The three-day gathering at the Cape Town International Convention Centre has attracted over 1,000 delegates, including 15 energy ministers representing more than 30 African nations. The high-level participation underscores a growing continental consensus that Africa must move beyond its historical role as a raw material exporter and instead capture greater value from its vast natural endowments.

‘Critical Minerals Require Critical Thinking’

South Africa’s Minister of Electricity and Energy, Kgosientsho Ramokgopa, delivered the keynote address, positioning the continent as an indispensable actor in the global energy realignment.

“Africa, endowed with critical minerals, is a key participant in the global transition process,” Ramokgopa told delegates. He framed the current moment as a structural reshaping of global energy systems, where reliable electricity supply has become a direct determinant of national sovereignty, industrial competitiveness, and geopolitical influence.

The minister delivered a sharp message on sequencing: industrializing mineral value chains must begin with industrializing energy value chains. “Stable, reliable, and affordable electricity is the foundation upon which green steel, battery materials, and hydrogen industries can take root,” he said.

Ramokgopa called for a deliberate strategy to embed technical capacity within African economies. Rather than relying on turnkey imports, he urged increased investment in domestic engineering capabilities, technical and vocational training institutions, and sustained research partnerships between government, industry, and academia.

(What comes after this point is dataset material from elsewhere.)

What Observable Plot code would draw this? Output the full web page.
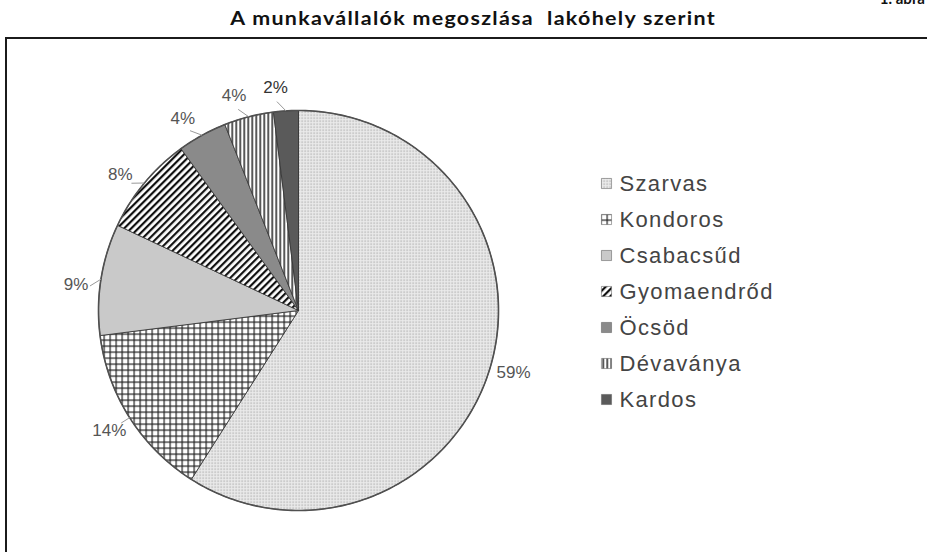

Beyond Extraction: The Industrialization Imperative

The minister’s remarks reflect a broader shift in African energy discourse. For decades, the continent has supplied raw materials to global markets while importing finished goods—a dynamic that energy-rich nations are now seeking to upend.

With global demand surging for minerals essential to clean energy technologies—lithium for batteries, cobalt for electric vehicles, manganese for steelmaking, and platinum for hydrogen electrolysis—African governments see an opportunity to negotiate from a position of greater strength.

The Indaba’s agenda reflects this ambition. Beyond the ministerial roundtables and leadership dialogues, the accompanying exhibition features more than 110 companies showcasing technologies spanning natural gas, renewable energy, nuclear power, transmission infrastructure, and electric mobility.

Bridging the Financing Gap

Despite the continent’s substantial renewable energy potential—from the solar-rich Sahara to the geothermal reserves of the Rift Valley—infrastructure deficits and financing hurdles remain formidable obstacles.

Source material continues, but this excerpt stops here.